### What to work on
Exactly reproduce the lines that run from the one containing "Clone this diagram in TikZ." through the one containing "(isl) at (126,448)", ends included, with no pictures.

————

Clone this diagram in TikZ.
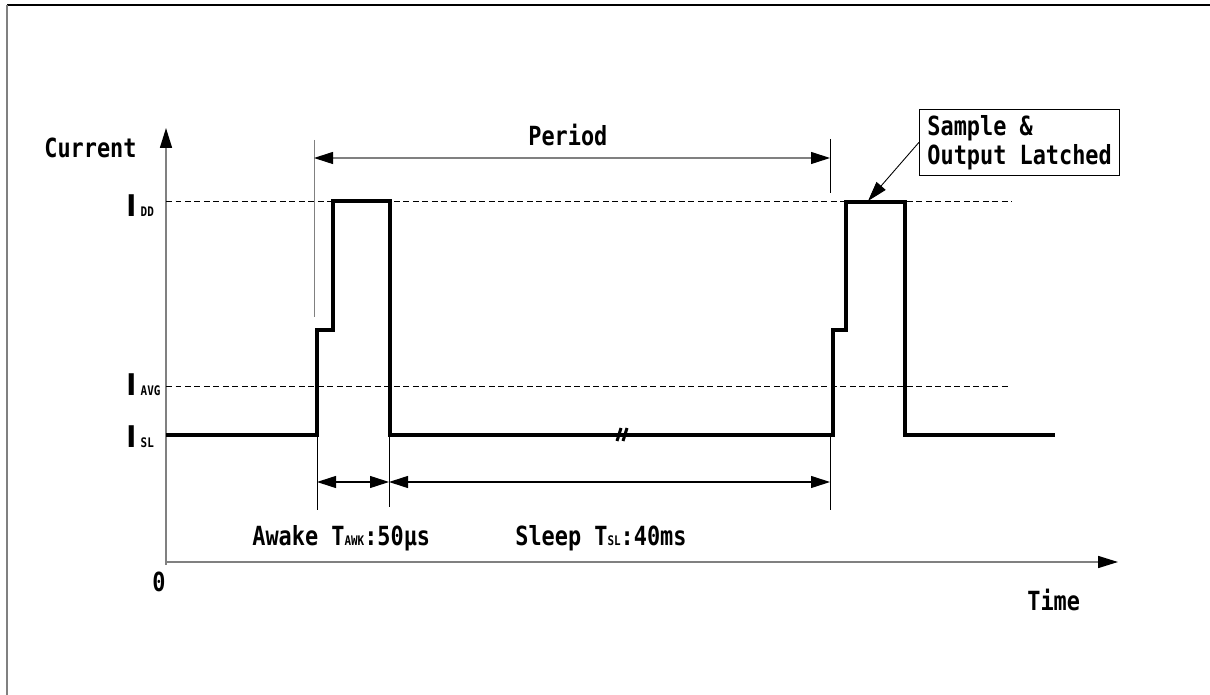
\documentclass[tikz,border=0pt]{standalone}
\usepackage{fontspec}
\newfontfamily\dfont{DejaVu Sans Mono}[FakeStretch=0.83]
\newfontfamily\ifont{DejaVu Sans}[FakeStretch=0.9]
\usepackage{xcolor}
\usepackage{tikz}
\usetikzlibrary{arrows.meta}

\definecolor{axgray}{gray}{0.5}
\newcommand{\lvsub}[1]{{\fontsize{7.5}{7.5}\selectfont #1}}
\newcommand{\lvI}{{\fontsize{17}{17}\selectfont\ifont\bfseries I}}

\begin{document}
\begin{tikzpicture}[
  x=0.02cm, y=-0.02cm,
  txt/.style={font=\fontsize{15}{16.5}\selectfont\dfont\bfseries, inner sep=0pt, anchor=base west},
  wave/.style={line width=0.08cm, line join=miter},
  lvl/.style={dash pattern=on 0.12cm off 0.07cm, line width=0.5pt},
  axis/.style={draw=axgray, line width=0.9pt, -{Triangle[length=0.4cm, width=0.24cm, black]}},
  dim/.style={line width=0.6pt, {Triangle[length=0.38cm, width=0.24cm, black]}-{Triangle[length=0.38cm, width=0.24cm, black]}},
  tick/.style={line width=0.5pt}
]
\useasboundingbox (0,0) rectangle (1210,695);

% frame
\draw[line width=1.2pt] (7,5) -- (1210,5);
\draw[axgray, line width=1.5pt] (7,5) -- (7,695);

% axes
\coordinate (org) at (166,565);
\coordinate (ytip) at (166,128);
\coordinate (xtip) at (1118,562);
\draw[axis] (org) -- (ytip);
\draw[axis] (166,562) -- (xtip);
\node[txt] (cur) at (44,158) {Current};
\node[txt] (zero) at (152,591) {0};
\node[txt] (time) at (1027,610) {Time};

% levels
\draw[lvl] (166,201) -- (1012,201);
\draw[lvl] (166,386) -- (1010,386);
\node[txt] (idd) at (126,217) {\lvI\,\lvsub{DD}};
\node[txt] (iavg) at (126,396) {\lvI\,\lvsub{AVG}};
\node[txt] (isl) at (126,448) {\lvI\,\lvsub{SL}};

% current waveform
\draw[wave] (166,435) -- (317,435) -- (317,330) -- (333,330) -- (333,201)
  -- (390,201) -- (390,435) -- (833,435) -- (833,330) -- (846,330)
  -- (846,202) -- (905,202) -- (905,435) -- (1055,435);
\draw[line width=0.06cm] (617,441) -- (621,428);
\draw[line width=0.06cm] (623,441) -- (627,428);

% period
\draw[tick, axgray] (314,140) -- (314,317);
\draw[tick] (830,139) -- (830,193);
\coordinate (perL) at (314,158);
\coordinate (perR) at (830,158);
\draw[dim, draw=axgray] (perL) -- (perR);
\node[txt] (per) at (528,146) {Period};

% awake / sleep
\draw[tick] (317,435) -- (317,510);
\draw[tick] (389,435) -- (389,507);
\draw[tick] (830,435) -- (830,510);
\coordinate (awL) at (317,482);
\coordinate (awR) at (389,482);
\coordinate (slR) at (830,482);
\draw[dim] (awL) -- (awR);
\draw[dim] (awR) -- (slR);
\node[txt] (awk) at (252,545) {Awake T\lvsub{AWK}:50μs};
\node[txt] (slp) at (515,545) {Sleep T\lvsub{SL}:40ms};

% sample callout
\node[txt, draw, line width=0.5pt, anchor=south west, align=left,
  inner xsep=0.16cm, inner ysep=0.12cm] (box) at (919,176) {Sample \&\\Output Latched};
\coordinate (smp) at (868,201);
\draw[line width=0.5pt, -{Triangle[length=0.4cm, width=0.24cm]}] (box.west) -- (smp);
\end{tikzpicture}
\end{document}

————

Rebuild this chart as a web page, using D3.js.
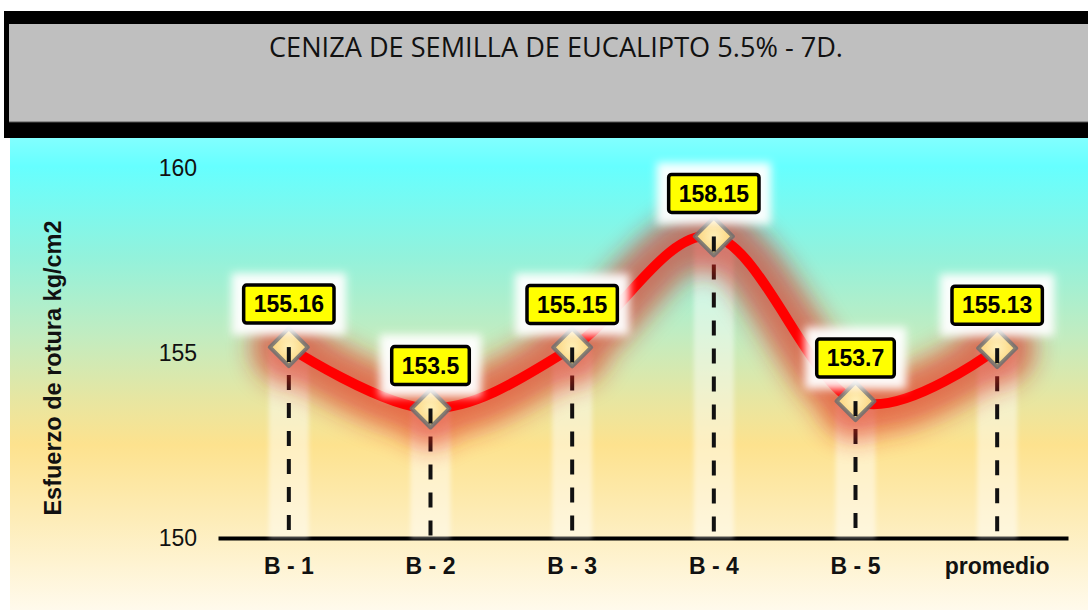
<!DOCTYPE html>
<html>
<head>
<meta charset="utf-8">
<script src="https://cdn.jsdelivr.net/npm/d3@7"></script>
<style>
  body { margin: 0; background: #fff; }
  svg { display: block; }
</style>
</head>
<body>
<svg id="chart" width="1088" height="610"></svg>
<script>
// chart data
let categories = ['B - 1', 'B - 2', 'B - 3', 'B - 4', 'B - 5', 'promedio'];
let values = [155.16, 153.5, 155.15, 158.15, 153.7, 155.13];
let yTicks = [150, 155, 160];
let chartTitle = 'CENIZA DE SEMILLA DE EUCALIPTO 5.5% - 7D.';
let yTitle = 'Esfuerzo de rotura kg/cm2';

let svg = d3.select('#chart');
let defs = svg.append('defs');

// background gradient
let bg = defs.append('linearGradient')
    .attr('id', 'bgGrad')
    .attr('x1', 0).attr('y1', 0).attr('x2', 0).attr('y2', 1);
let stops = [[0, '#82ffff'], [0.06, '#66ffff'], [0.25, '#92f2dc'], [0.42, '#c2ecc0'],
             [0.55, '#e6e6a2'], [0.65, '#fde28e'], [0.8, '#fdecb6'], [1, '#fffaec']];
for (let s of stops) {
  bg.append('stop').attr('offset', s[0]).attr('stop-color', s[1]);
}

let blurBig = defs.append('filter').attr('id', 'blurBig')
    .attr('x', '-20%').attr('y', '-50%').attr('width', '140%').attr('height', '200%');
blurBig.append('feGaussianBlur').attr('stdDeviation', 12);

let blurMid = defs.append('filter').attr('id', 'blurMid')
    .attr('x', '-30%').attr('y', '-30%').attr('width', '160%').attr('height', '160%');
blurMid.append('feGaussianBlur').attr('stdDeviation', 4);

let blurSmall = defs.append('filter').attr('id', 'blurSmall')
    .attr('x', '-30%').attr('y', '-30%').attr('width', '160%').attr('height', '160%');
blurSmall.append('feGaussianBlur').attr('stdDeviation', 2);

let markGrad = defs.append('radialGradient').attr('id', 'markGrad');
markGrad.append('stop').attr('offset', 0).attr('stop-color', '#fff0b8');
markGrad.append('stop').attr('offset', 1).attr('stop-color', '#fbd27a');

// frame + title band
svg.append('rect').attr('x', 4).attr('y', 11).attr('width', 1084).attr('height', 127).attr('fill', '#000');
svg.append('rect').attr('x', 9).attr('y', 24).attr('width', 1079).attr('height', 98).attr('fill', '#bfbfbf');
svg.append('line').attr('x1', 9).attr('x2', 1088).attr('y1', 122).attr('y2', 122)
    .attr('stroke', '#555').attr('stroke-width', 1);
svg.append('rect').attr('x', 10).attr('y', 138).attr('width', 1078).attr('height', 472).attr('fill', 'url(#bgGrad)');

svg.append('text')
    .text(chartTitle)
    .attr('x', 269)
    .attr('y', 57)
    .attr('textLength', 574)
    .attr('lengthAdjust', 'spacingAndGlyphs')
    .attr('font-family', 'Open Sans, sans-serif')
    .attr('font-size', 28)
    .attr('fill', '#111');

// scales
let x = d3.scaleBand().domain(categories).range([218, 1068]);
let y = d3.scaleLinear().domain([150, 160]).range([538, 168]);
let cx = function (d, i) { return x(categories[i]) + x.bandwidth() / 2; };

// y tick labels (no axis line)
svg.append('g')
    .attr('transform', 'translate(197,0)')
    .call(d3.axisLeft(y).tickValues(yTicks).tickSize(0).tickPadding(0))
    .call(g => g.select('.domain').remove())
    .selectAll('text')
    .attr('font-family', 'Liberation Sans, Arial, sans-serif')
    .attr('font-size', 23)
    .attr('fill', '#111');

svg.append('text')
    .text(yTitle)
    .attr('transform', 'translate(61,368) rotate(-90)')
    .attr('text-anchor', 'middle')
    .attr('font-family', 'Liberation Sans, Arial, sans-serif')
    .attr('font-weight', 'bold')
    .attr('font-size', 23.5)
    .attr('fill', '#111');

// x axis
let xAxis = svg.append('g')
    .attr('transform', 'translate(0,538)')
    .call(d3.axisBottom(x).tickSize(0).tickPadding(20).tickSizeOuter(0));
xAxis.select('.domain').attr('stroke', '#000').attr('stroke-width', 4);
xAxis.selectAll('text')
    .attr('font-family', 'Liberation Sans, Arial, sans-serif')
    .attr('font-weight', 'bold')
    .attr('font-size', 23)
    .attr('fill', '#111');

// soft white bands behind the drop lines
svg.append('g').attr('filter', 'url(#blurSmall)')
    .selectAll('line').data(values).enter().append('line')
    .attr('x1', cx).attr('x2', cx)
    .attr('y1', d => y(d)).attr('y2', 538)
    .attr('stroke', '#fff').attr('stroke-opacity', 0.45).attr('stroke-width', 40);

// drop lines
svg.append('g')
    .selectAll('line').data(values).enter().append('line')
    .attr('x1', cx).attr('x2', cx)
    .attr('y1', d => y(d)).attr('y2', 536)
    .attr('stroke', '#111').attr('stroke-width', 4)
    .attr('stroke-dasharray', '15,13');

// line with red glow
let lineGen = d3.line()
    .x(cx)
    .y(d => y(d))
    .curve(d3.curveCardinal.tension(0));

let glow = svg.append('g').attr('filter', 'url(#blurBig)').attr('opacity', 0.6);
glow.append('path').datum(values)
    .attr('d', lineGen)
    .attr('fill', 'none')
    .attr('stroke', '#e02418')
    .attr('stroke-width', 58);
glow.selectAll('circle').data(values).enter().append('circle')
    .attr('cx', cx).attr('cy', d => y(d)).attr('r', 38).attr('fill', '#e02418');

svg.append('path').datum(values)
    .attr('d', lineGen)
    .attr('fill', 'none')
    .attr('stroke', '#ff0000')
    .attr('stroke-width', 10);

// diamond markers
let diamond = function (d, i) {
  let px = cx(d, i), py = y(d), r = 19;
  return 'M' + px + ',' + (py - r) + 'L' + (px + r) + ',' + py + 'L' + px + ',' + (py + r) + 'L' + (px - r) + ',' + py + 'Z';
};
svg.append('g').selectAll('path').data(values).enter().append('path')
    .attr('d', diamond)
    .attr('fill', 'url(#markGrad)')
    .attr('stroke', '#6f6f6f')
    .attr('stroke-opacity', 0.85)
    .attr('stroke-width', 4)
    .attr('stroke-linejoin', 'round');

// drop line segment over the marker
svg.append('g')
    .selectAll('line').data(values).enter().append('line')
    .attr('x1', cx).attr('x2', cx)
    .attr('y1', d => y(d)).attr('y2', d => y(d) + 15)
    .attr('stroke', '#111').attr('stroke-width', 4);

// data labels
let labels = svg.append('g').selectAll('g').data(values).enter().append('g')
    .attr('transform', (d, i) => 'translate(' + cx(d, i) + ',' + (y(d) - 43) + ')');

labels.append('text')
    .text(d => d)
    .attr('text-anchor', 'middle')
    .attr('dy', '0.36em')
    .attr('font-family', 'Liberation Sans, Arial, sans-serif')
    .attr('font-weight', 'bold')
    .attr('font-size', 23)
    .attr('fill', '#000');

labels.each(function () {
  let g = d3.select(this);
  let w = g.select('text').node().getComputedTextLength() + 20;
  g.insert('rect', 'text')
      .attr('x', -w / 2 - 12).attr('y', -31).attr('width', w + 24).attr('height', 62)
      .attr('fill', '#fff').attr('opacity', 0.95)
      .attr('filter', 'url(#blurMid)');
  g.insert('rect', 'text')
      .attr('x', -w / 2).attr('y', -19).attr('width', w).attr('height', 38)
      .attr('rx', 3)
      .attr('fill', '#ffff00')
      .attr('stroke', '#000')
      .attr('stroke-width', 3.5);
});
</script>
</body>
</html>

————

### Exercise output
Clone this diagram in TikZ.
\documentclass[tikz,border=0pt]{standalone}
\usepackage{fontspec}
\newfontfamily\dfont{DejaVu Sans Mono}[FakeStretch=0.83]
\newfontfamily\ifont{DejaVu Sans}[FakeStretch=0.9]
\usepackage{xcolor}
\usepackage{tikz}
\usetikzlibrary{arrows.meta}

\definecolor{axgray}{gray}{0.5}
\newcommand{\lvsub}[1]{{\fontsize{7.5}{7.5}\selectfont #1}}
\newcommand{\lvI}{{\fontsize{17}{17}\selectfont\ifont\bfseries I}}

\begin{document}
\begin{tikzpicture}[
  x=0.02cm, y=-0.02cm,
  txt/.style={font=\fontsize{15}{16.5}\selectfont\dfont\bfseries, inner sep=0pt, anchor=base west},
  wave/.style={line width=0.08cm, line join=miter},
  lvl/.style={dash pattern=on 0.12cm off 0.07cm, line width=0.5pt},
  axis/.style={draw=axgray, line width=0.9pt, -{Triangle[length=0.4cm, width=0.24cm, black]}},
  dim/.style={line width=0.6pt, {Triangle[length=0.38cm, width=0.24cm, black]}-{Triangle[length=0.38cm, width=0.24cm, black]}},
  tick/.style={line width=0.5pt}
]
\useasboundingbox (0,0) rectangle (1210,695);

% frame
\draw[line width=1.2pt] (7,5) -- (1210,5);
\draw[axgray, line width=1.5pt] (7,5) -- (7,695);

% axes
\coordinate (org) at (166,565);
\coordinate (ytip) at (166,128);
\coordinate (xtip) at (1118,562);
\draw[axis] (org) -- (ytip);
\draw[axis] (166,562) -- (xtip);
\node[txt] (cur) at (44,158) {Current};
\node[txt] (zero) at (152,591) {0};
\node[txt] (time) at (1027,610) {Time};

% levels
\draw[lvl] (166,201) -- (1012,201);
\draw[lvl] (166,386) -- (1010,386);
\node[txt] (idd) at (126,217) {\lvI\,\lvsub{DD}};
\node[txt] (iavg) at (126,396) {\lvI\,\lvsub{AVG}};
\node[txt] (isl) at (126,448) {\lvI\,\lvsub{SL}};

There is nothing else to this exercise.